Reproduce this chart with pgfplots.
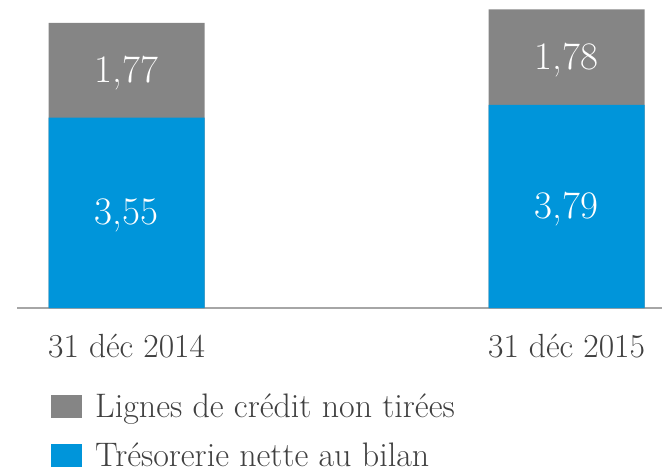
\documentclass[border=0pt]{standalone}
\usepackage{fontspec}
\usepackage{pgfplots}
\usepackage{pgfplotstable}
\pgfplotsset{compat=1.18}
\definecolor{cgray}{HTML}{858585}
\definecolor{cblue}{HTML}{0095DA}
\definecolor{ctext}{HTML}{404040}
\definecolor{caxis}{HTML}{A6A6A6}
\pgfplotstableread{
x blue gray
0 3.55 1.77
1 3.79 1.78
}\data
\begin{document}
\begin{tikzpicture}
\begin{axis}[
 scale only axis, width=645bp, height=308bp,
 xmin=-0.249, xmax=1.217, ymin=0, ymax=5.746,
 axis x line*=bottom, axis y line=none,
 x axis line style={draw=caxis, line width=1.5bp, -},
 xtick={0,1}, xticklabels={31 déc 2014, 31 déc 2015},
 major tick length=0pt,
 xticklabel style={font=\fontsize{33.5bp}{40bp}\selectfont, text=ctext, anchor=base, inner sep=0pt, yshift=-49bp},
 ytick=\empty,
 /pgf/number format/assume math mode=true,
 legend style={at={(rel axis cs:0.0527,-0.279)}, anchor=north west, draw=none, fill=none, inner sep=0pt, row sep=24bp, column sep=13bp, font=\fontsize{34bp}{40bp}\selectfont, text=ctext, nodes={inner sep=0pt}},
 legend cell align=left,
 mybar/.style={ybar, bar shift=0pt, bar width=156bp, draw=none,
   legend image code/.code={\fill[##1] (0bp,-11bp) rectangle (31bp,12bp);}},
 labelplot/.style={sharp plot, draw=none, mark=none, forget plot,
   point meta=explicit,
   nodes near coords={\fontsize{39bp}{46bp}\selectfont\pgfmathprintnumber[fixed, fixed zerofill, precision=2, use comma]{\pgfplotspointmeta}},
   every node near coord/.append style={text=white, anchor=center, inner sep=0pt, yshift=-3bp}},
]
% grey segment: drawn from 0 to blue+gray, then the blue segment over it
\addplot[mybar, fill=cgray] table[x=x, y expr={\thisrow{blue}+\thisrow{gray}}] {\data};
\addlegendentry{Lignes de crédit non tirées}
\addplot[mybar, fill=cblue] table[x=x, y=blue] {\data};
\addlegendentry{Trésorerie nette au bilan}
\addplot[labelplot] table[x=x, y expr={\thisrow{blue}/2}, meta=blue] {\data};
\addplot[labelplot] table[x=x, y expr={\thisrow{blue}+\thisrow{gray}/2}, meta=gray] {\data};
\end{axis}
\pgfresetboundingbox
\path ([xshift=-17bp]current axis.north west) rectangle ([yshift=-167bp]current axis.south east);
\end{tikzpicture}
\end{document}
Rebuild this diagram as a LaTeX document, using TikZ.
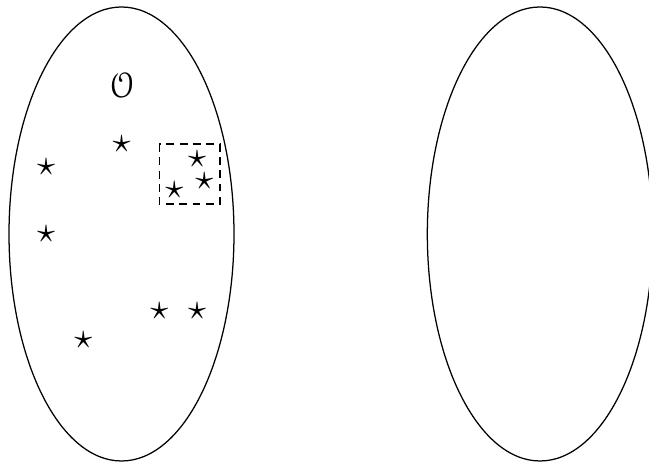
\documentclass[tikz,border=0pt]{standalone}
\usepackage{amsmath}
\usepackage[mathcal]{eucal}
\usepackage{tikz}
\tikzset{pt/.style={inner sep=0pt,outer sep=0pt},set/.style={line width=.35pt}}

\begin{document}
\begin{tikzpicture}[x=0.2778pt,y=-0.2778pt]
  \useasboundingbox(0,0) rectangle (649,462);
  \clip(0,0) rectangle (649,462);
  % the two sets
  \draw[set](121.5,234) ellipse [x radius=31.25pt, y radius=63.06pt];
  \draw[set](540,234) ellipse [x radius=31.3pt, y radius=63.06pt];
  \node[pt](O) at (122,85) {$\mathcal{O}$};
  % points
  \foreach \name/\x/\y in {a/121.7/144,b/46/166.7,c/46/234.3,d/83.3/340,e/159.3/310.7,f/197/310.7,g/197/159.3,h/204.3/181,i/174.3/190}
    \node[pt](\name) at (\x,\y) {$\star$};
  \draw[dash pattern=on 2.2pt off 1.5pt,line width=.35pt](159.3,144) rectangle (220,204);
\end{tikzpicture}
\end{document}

* **Problem requirements**
Retype the line containing "Rebuild this diagram" and all lines after it through the end of the material, exactly and only those, leaving out pictures.

* **Finished answer**
Rebuild this diagram as a LaTeX document, using TikZ.
\documentclass[tikz,border=0pt]{standalone}
\usepackage{amsmath}
\usepackage[mathcal]{eucal}
\usepackage{tikz}
\tikzset{pt/.style={inner sep=0pt,outer sep=0pt},set/.style={line width=.35pt}}

\begin{document}
\begin{tikzpicture}[x=0.2778pt,y=-0.2778pt]
  \useasboundingbox(0,0) rectangle (649,462);
  \clip(0,0) rectangle (649,462);
  % the two sets
  \draw[set](121.5,234) ellipse [x radius=31.25pt, y radius=63.06pt];
  \draw[set](540,234) ellipse [x radius=31.3pt, y radius=63.06pt];
  \node[pt](O) at (122,85) {$\mathcal{O}$};
  % points
  \foreach \name/\x/\y in {a/121.7/144,b/46/166.7,c/46/234.3,d/83.3/340,e/159.3/310.7,f/197/310.7,g/197/159.3,h/204.3/181,i/174.3/190}
    \node[pt](\name) at (\x,\y) {$\star$};
  \draw[dash pattern=on 2.2pt off 1.5pt,line width=.35pt](159.3,144) rectangle (220,204);
\end{tikzpicture}
\end{document}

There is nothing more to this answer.